For Q3 2025, NHTC did not provide explicit numeric guidance but emphasized:

  • Continued focus on supply chain transition to Asia to mitigate tariff and logistics risk
  • Ongoing investments in field engagement, product innovation, and digital enhancements to drive recovery

For full-year 2025, management maintains a cautious outlook, prioritizing:

  • Operational discipline and cost control
  • Strategic market expansion and risk mitigation

Management highlighted that “long-term fundamentals remain strong” and that brand programs, incentives, and digital initiatives are being prioritized to support future growth and resilience.

  • Tariff and trade environment remains a key external variable
  • Colombia launch and other market entries are expected to contribute incrementally in future periods

Takeaways

Investors should view NHTC as a business in active transition, balancing defensive maneuvers with targeted growth bets.

  • Strategic Supply Chain Shift: The move to Asian manufacturing is designed to buffer against tariff shocks and improve cost structure, but execution risk remains as the transition unfolds.
  • Margin and Cash Flow Management: Stable gross margins are offset by rising commission costs and cash outflows, highlighting the importance of operational discipline in the near term.
  • Growth Hinges on Diversification: Success in new markets like Colombia and digital engagement will be crucial for reducing dependence on Hong Kong and driving sustainable growth.

Conclusion

NHTC’s Q2 2025 performance reflects a company adapting to an unpredictable trade landscape, with supply chain realignment and disciplined cost management at the core of its response.
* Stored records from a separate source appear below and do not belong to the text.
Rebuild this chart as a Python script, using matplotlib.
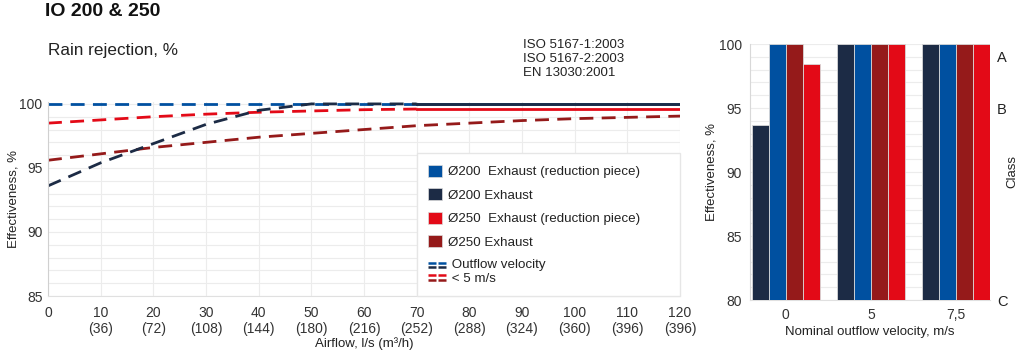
import matplotlib.pyplot as plt
from matplotlib.patches import Patch
from matplotlib.lines import Line2D
from matplotlib.legend_handler import HandlerBase
from matplotlib.ticker import MultipleLocator

plt.rcParams['font.family'] = ['Liberation Sans', 'DejaVu Sans']

NAVY = '#1c2b45'
BLUE = '#0050a0'
RED = '#e30a17'
DARK = '#951a1a'
GRID = '#ececec'
TXT = '#222222'

# line chart data
airflow = [0, 10, 20, 30, 40, 50, 60, 70, 80, 90, 100, 110, 120]
x_labels = ['0', '10\n(36)', '20\n(72)', '30\n(108)', '40\n(144)', '50\n(180)', '60\n(216)',
            '70\n(252)', '80\n(288)', '90\n(324)', '100\n(360)', '110\n(396)', '120\n(396)']
eff_200_red = [100, 100, 100, 100, 100, 100, 100, 100, 100, 100, 100, 100, 100]
eff_200 = [93.6, 95.4, 96.9, 98.4, 99.5, 100, 100, 100, 100, 100, 100, 100, 100]
eff_250_red = [98.5, 98.75, 99.0, 99.2, 99.35, 99.45, 99.55, 99.6, 99.6, 99.6, 99.6, 99.6, 99.6]
eff_250 = [95.6, 96.1, 96.6, 97.0, 97.4, 97.7, 98.0, 98.3, 98.5, 98.7, 98.85, 98.95, 99.05]
dash_end = 7  # index where the dashed (< 5 m/s) part ends

# bar chart data
velocity = ['0', '5', '7,5']
bar_200 = [93.7, 100, 100]
bar_200_red = [100, 100, 100]
bar_250 = [100, 100, 100]
bar_250_red = [98.4, 100, 100]
class_pos = [99, 95, 80]
class_lab = ['A', 'B', 'C']

DASH = (0, (5, 3))


class PairHandler(HandlerBase):
    def create_artists(self, legend, orig_handle, xdescent, ydescent,
                       width, height, fontsize, trans):
        arts = []
        rows = [(BLUE, 0.62), (NAVY, 0.32), (RED, -0.28), (DARK, -0.6)]
        w = width * 1.3
        for c, k in rows:
            y = height / 2 + k * fontsize - ydescent
            for a, b in [(0, 0.42), (0.58, 1.0)]:
                ln = Line2D([a * w - xdescent, b * w - xdescent], [y, y], color=c,
                            lw=1.8, solid_capstyle='butt', transform=trans)
                arts.append(ln)
        return arts


fig = plt.figure(figsize=(10.24, 3.56), dpi=100)

fig.text(45 / 1024, 1 - 12 / 356, 'IO 200 & 250', fontsize=14, weight='bold',
         va='center', color='#111111')
fig.text(48 / 1024, 1 - 50 / 356, 'Rain rejection, %', fontsize=12.3, va='center', color=TXT)
fig.text(523 / 1024, 1 - 39 / 356, 'ISO 5167-1:2003\nISO 5167-2:2003\nEN 13030:2001',
         fontsize=9.5, va='top', color=TXT)

# ---- line chart
ax = fig.add_axes([48 / 1024, 60 / 356, 632 / 1024, 194 / 356])
ax.set_xlim(0, 120)
ax.set_ylim(85, 100.15)
ax.set_xticks(airflow)
ax.set_xticklabels(x_labels)
ax.set_yticks([85, 90, 95, 100])
ax.yaxis.set_minor_locator(MultipleLocator(1))
ax.grid(axis='y', which='both', color=GRID, lw=0.8)
ax.grid(axis='x', which='major', color=GRID, lw=0.8)
ax.set_axisbelow(True)
ax.tick_params(which='both', length=0, labelsize=10, colors='#333333')
ax.tick_params(axis='x', pad=7)
ax.tick_params(axis='y', pad=4)
for s in ['top', 'right']:
    ax.spines[s].set_visible(False)
ax.spines['left'].set_color('#d0d0d0')
ax.spines['bottom'].set_color('#e0e0e0')

for vals, col in [(eff_200_red, BLUE), (eff_250, DARK), (eff_250_red, RED), (eff_200, NAVY)]:
    if vals is eff_250:
        ax.plot(airflow, vals, color=col, lw=2.0, ls=DASH)
    else:
        ax.plot(airflow[:dash_end + 1], vals[:dash_end + 1], color=col, lw=2.0, ls=DASH)
        ax.plot(airflow[dash_end:], vals[dash_end:], color=col, lw=2.0, ls='-')

ax.set_xlabel('Airflow, l/s (m³/h)', fontsize=9.5, color=TXT, labelpad=1)
ax.set_ylabel('Effectiveness, %', fontsize=9.5, color=TXT, labelpad=0)

handles = [Patch(facecolor=BLUE, edgecolor='#dddddd', lw=0.5),
           Patch(facecolor=NAVY, edgecolor='#dddddd', lw=0.5),
           Patch(facecolor=RED, edgecolor='#dddddd', lw=0.5),
           Patch(facecolor=DARK, edgecolor='#dddddd', lw=0.5),
           Line2D([], [])]
labels = ['Ø200  Exhaust (reduction piece)', 'Ø200 Exhaust',
          'Ø250  Exhaust (reduction piece)', 'Ø250 Exhaust',
          ' Outflow velocity\n < 5 m/s']
leg = ax.legend(handles, labels, loc='lower left',
                bbox_to_anchor=((417 - 48) / 632, 0, (680 - 417) / 632, 0.5),
                mode='expand', borderaxespad=0, fontsize=9.6,
                handlelength=1.0, handleheight=1.0, handletextpad=0.5,
                labelspacing=0.75, borderpad=0.85, fancybox=False,
                framealpha=1, edgecolor='#e6e6e6',
                handler_map={Line2D: PairHandler()})
leg.get_frame().set_linewidth(1.0)
for t in leg.get_texts():
    t.set_color(TXT)

# ---- bar chart
ax2 = fig.add_axes([750 / 1024, 56 / 356, 240 / 1024, 256 / 356])
ax2.set_ylim(80, 100)
ax2.set_xlim(-0.42, 2.4)
pos = list(range(len(velocity)))
w = 0.2
for j, (vals, col) in enumerate([(bar_200, NAVY), (bar_200_red, BLUE),
                                 (bar_250, DARK), (bar_250_red, RED)]):
    ax2.bar([p + (j - 1.5) * w for p in pos], vals, width=w, color=col,
            edgecolor='#d8d8d8', lw=0.6, zorder=3)
ax2.set_xticks(pos)
ax2.set_xticklabels(velocity)
ax2.set_yticks([80, 85, 90, 95, 100])
ax2.yaxis.set_minor_locator(MultipleLocator(1))
ax2.grid(axis='y', which='both', color=GRID, lw=0.8)
ax2.set_axisbelow(True)
ax2.tick_params(which='both', length=0, labelsize=10, colors='#333333')
ax2.tick_params(axis='x', pad=6)
ax2.tick_params(axis='y', pad=6)
for s in ['top', 'right']:
    ax2.spines[s].set_visible(False)
ax2.spines['left'].set_color('#d8d8d8')
ax2.spines['bottom'].set_color('#e0e0e0')
ax2.set_xlabel('Nominal outflow velocity, m/s', fontsize=9.5, color=TXT, labelpad=3)
ax2.set_ylabel('Effectiveness, %', fontsize=9.5, color=TXT, labelpad=1)

ax3 = ax2.twinx()
ax3.set_ylim(80, 100)
ax3.set_yticks(class_pos)
ax3.set_yticklabels(class_lab)
ax3.tick_params(length=0, labelsize=10.5, colors='#222222', pad=5)
for s in ax3.spines.values():
    s.set_visible(False)
ax3.set_ylabel('Class', fontsize=9.5, color=TXT)
ax3.yaxis.set_label_coords((1006 - 750) / 240, 0.5)

fig.savefig('out.png', dpi=100)
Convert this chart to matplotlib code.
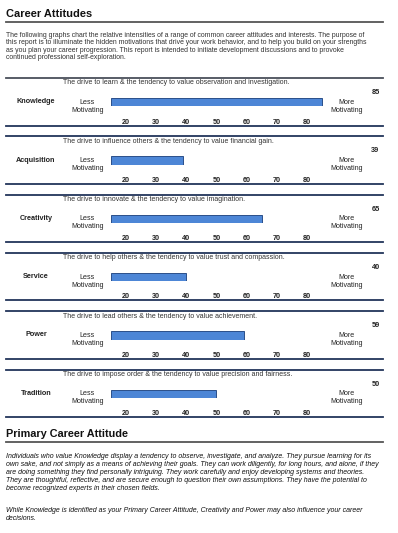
import matplotlib
matplotlib.use("Agg")
import matplotlib.pyplot as plt
from matplotlib.lines import Line2D

plt.rcParams['font.family'] = ['Liberation Sans', 'DejaVu Sans']

W, H = 398, 533

# data
attitudes = ["Knowledge", "Acquisition", "Creativity", "Service", "Power", "Tradition"]
scores = [85, 39, 65, 40, 59, 50]
descriptions = [
    "The drive to learn & the tendency to value observation and investigation.",
    "The drive to influence others & the tendency to value financial gain.",
    "The drive to innovate & the tendency to value imagination.",
    "The drive to help others & the tendency to value trust and compassion.",
    "The drive to lead others & the tendency to value achievement.",
    "The drive to impose order & the tendency to value precision and fairness.",
]
tick_values = [20, 30, 40, 50, 60, 70, 80]
axis_min, axis_max = 15, 90

intro = [
    "The following graphs chart the relative intensities of a range of common career attitudes and interests. The purpose of",
    "this report is to illuminate the hidden motivations that drive your work behavior, and to help you build on your strengths",
    "as you plan your career progression. This report is intended to initiate development discussions and to provoke",
    "continued professional self-exploration.",
]
summary_1 = [
    "Individuals who value Knowledge display a tendency to observe, investigate, and analyze. They pursue learning for its",
    "own sake, and not simply as a means of achieving their goals. They can work diligently, for long hours, and alone, if they",
    "are doing something they find personally intriguing. They work carefully and enjoy developing systems and theories.",
    "They are thoughtful, reflective, and are secure enough to question their own assumptions. They have the potential to",
    "become recognized experts in their chosen fields.",
]
summary_2 = [
    "While Knowledge is identified as your Primary Career Attitude, Creativity and Power may also influence your career",
    "decisions.",
]


def fx(x):
    return x / W


def fy(y):
    return 1 - y / H


def hline(fig, y, color, lw, x0=6, x1=383):
    fig.add_artist(Line2D([fx(x0), fx(x1)], [fy(y), fy(y)], color=color, lw=lw,
                          transform=fig.transFigure))


fig = plt.figure(figsize=(W / 100, H / 100), dpi=100)
fig.patch.set_facecolor('white')

# header
fig.text(fx(6), fy(14), "Career Attitudes", fontsize=7.9, fontweight='bold',
         color='#111111', va='center', ha='left')
hline(fig, 21.7, '#555555', 1.3)
for i, line in enumerate(intro):
    fig.text(fx(6), fy(35.5 + i * 7.4), line, fontsize=4.93, color='#333333',
             va='center', ha='left')

# panels
navy = '#22355a'
for i, (name, val, desc) in enumerate(zip(attitudes, scores, descriptions)):
    top = 78 + i * 58.3
    hline(fig, top, '#4a4f5a' if i == 0 else navy, 1.3)
    hline(fig, top + 47.5, navy, 1.3)

    fig.text(fx(63), fy(top + 5), desc, fontsize=5.05, color='#333333',
             va='center', ha='left')
    fig.text(fx(375.5), fy(top + 14.5), str(val), fontsize=5.3, fontweight='bold',
             color='#222222', va='center', ha='center')
    fig.text(fx(36), fy(top + 23.7), name, fontsize=5.2, fontweight='bold',
             color='#222222', va='center', ha='center')
    fig.text(fx(87.5), fy(top + 28.2), "Less\nMotivating", fontsize=5.1,
             color='#222222', va='center', ha='center', linespacing=1.2)
    fig.text(fx(346.5), fy(top + 28.2), "More\nMotivating", fontsize=5.1,
             color='#222222', va='center', ha='center', linespacing=1.2)

    bar_top = top + 20
    bar_h = 8.3
    ax = fig.add_axes([fx(111), fy(bar_top + bar_h), fx(337) - fx(111), bar_h / H])
    ax.barh(0, val - axis_min, left=axis_min, height=1.0, color='#4d86d6',
            edgecolor='#2b4f8a', linewidth=0.7)
    ax.set_xlim(axis_min, axis_max)
    ax.set_ylim(-0.5, 0.5)
    ax.set_xticks(tick_values)
    ax.set_xticklabels([str(t) for t in tick_values], fontsize=5.2, fontweight='bold',
                       color='#222222')
    ax.tick_params(axis='x', length=0, pad=8.8)
    ax.set_yticks([])
    for s in ax.spines.values():
        s.set_visible(False)
    ax.patch.set_alpha(0)

# primary attitude
fig.text(fx(6), fy(434), "Primary Career Attitude", fontsize=7.8, fontweight='bold',
         color='#111111', va='center', ha='left')
hline(fig, 441.5, '#555555', 1.3)
for i, line in enumerate(summary_1):
    fig.text(fx(6), fy(456 + i * 8.2), line, fontsize=5.0, color='#111111',
             style='italic', va='center', ha='left')
for i, line in enumerate(summary_2):
    fig.text(fx(6), fy(510 + i * 8.2), line, fontsize=5.0, color='#111111',
             style='italic', va='center', ha='left')

fig.savefig("out.png", dpi=100, facecolor='white')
Dividend continuity and market expansion efforts underscore confidence, but persistent headwinds and geographic risk concentration demand ongoing vigilance from investors.

Industry Read-Through

NHTC’s experience this quarter offers a clear read-through for global direct selling and consumer health peers: trade policy volatility and tariff risk are now central operational variables, driving supply chain localization and cost recalibration across the sector. Heavy geographic concentration, especially in Asia, amplifies volatility and underscores the imperative for revenue diversification. Companies reliant on incentive-driven field models must balance engagement with profitability as commission costs rise. Dividend maintenance amid profit headwinds may become a differentiator, but could also constrain future investment for those with less robust cash reserves.